We dropped Travis off at camp today. He'll be gone for a week, and I already miss him So much. But it's his fourth year, and I know he will have a great time and come home grubby and full of funny stories. So I'll try to focus on that...... sniff!
Here we are giving him his good-bye hugs. Ed didn't let me linger and fuss at All, although we did put the sheets on his bed. I think Katie is looking a little woeful because she decided, after the deadline, that she would have liked to go to camp this year. She says she will next year, but Ed says he's not sure he's ready for his little girl to be gone so long!
And as we were pulling out of the parking lot (we spent a while there because Ed was trying to fix the "flat tire" light that came on in the dashboard), Travis and his cabin mates walked by on their way to the lake! Ed lost all the "good dad" credit he'd earned in hustling me away so quickly by waving enthusiastically and calling out "Bye, son!" Oh the embarrassment of having parents! Poor Travis!

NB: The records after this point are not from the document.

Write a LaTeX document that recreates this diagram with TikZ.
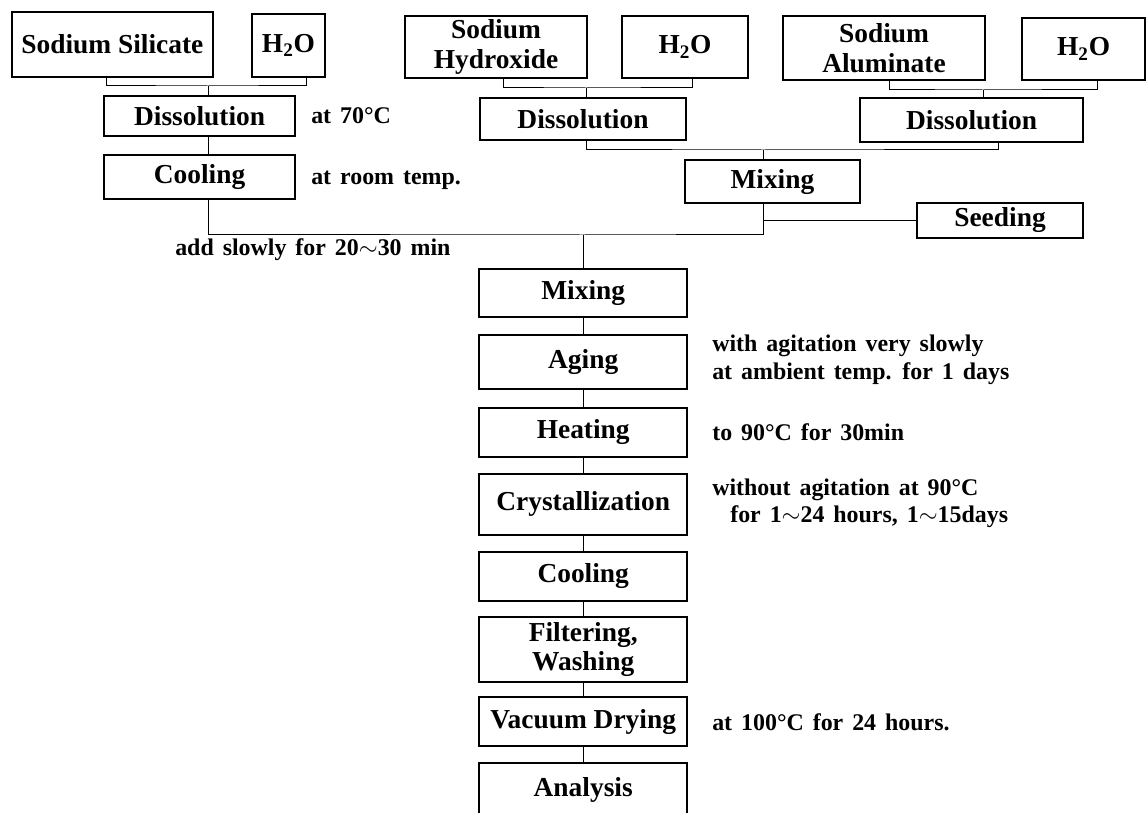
\documentclass[tikz,border=0pt]{standalone}
\usepackage{fontspec}
\setmainfont{Liberation Serif}
\newfontfamily\notefont[WordSpace=1.5]{Liberation Serif}
\usepackage{tikz}

\begin{document}
\begin{tikzpicture}[
    box/.style={draw, line width=1.3pt, inner sep=0pt, align=center, font=\fontsize{19.5}{21}\selectfont\bfseries},
    note/.style={anchor=west, inner sep=0pt, align=left, font=\notefont\fontsize{17}{19.5}\selectfont\bfseries},
    link/.style={line width=0.7pt}
]
    \useasboundingbox (0,0) rectangle (28.675,20.3);

    % === Top row: starting materials ===
    \node[box, minimum width=5.03cm, minimum height=1.63cm] (ss) at (2.81,19.19) {Sodium Silicate};
    \node[box, minimum width=1.83cm, minimum height=1.58cm] (wa) at (7.21,19.16) {H\textsubscript{2}O};
    \node[box, minimum width=4.55cm, minimum height=1.55cm] (sh) at (12.40,19.125) {Sodium\\Hydroxide};
    \node[box, minimum width=3.15cm, minimum height=1.55cm] (wb) at (17.125,19.125) {H\textsubscript{2}O};
    \node[box, minimum width=5.05cm, minimum height=1.60cm] (sa) at (22.10,19.10) {Sodium\\Aluminate};
    \node[box, minimum width=3.08cm, minimum height=1.55cm] (wc) at (27.09,19.075) {H\textsubscript{2}O};

    % === Dissolution ===
    \node[box, minimum width=4.78cm, minimum height=1.00cm] (dsa) at (4.99,17.40) {Dissolution};
    \node[box, minimum width=5.15cm, minimum height=1.05cm] (dsb) at (14.575,17.325) {Dissolution};
    \node[box, minimum width=5.58cm, minimum height=1.10cm] (dsc) at (24.29,17.30) {Dissolution};
    \node[note] at (7.775,17.40) {at 70°C};

    % === Cooling, mixing, seeding ===
    \node[box, minimum width=4.78cm, minimum height=1.10cm] (coola) at (4.99,15.875) {Cooling};
    \node[note] at (7.775,15.80) {at room temp.};
    \node[box, minimum width=4.38cm, minimum height=1.08cm] (mixa) at (19.31,15.76) {Mixing};
    \node[box, minimum width=4.15cm, minimum height=0.88cm] (seed) at (25.00,14.79) {Seeding};
    \node[note] at (4.375,14.05) {add slowly for 20$\sim$30 min};

    % === Main line ===
    \node[box, minimum width=5.20cm, minimum height=1.20cm] (mix) at (14.58,12.975) {Mixing};
    \node[box, minimum width=5.20cm, minimum height=1.35cm] (age) at (14.58,11.25) {Aging};
    \node[box, minimum width=5.20cm, minimum height=1.23cm] (heat) at (14.58,9.49) {Heating};
    \node[box, minimum width=5.20cm, minimum height=1.53cm] (cryst) at (14.58,7.69) {Crystallization};
    \node[box, minimum width=5.20cm, minimum height=1.23cm] (cool) at (14.58,5.89) {Cooling};
    \node[box, minimum width=5.20cm, minimum height=1.63cm] (filt) at (14.58,4.06) {Filtering,\\Washing};
    \node[box, minimum width=5.20cm, minimum height=1.23cm] (vac) at (14.58,2.26) {Vacuum Drying};
    \node[box, minimum width=5.20cm, minimum height=1.35cm] (anal) at (14.58,0.55) {Analysis};

    % Conditions
    \node[note] at (17.8,11.30) {with agitation very slowly\\at ambient temp. for 1 days};
    \node[note] at (17.8,9.50) {to 90°C for 30min};
    \node[note] at (17.8,7.72) {without agitation at 90°C\\\hspace*{0.45cm}for 1$\sim$24 hours, 1$\sim$15days};
    \node[note] at (17.8,2.25) {at 100°C for 24 hours.};

    % === Connectors ===
    \coordinate (ja) at (5.20,18.15);
    \coordinate (jb) at (14.65,18.10);
    \coordinate (jc) at (24.575,18.05);
    \coordinate (jd) at (19.075,16.55);
    \coordinate (je) at (14.58,14.425);

    \draw[link] ([xshift=-0.14cm]ss.south) |- (ja) -| ([xshift=0.46cm]wa.south);
    \draw[link] (ja) -- (ja |- dsa.north);
    \draw[link] ([xshift=0.18cm]sh.south) |- (jb) -| ([xshift=0.18cm]wb.south);
    \draw[link] (jb) -- (jb |- dsb.north);
    \draw[link] ([xshift=0.125cm]sa.south) |- (jc) -| ([xshift=0.34cm]wc.south);
    \draw[link] (jc) -- (jc |- dsc.north);

    \draw[link] (ja |- dsa.south) -- (ja |- coola.north);
    \draw[link] (jb |- dsb.south) |- (jd) -| ([xshift=0.66cm]dsc.south);
    \draw[link] (jd) -- (jd |- mixa.north);
    \draw[link] (ja |- coola.south) |- (je) -| (jd |- mixa.south);
    \draw[link] (jd |- seed.west) -- (seed.west);
    \draw[link] (je) -- (mix.north);

    \foreach \a/\b in {mix/age, age/heat, heat/cryst, cryst/cool, cool/filt, filt/vac, vac/anal}
        \draw[link] (\a) -- (\b);
\end{tikzpicture}
\end{document}
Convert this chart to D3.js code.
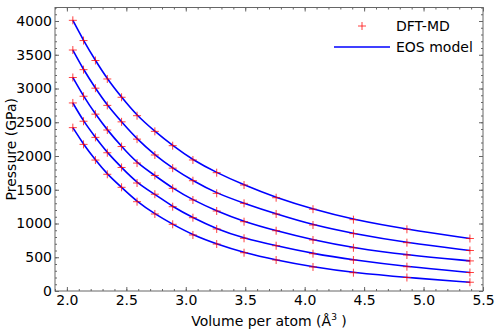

It is a seven hour (round trip) drive, but the good part of that is I got to listen to a lot of The Proud Tower, by Barbara Tuchman. It is really good, and follows nicely after The Greater Journey: Americans in Paris, by, David McCullough, which was my last audio book. The sections on the Dreyfus Affair and on the world peace movement were particularly interesting, though now I am in a section on Strauss, who is a little dull. Depending on how the week goes, I may still be finishing The Proud Tower when we go to pick Travis up, on Saturday, or I may have started on the next on my list: The Disappearing Spoon: and Other True Tales of Madness, Love, and the History of the World from the Periodic Table of the Elements. I think that looks like fun, and it will be a nice break from war before I start The Guns of August.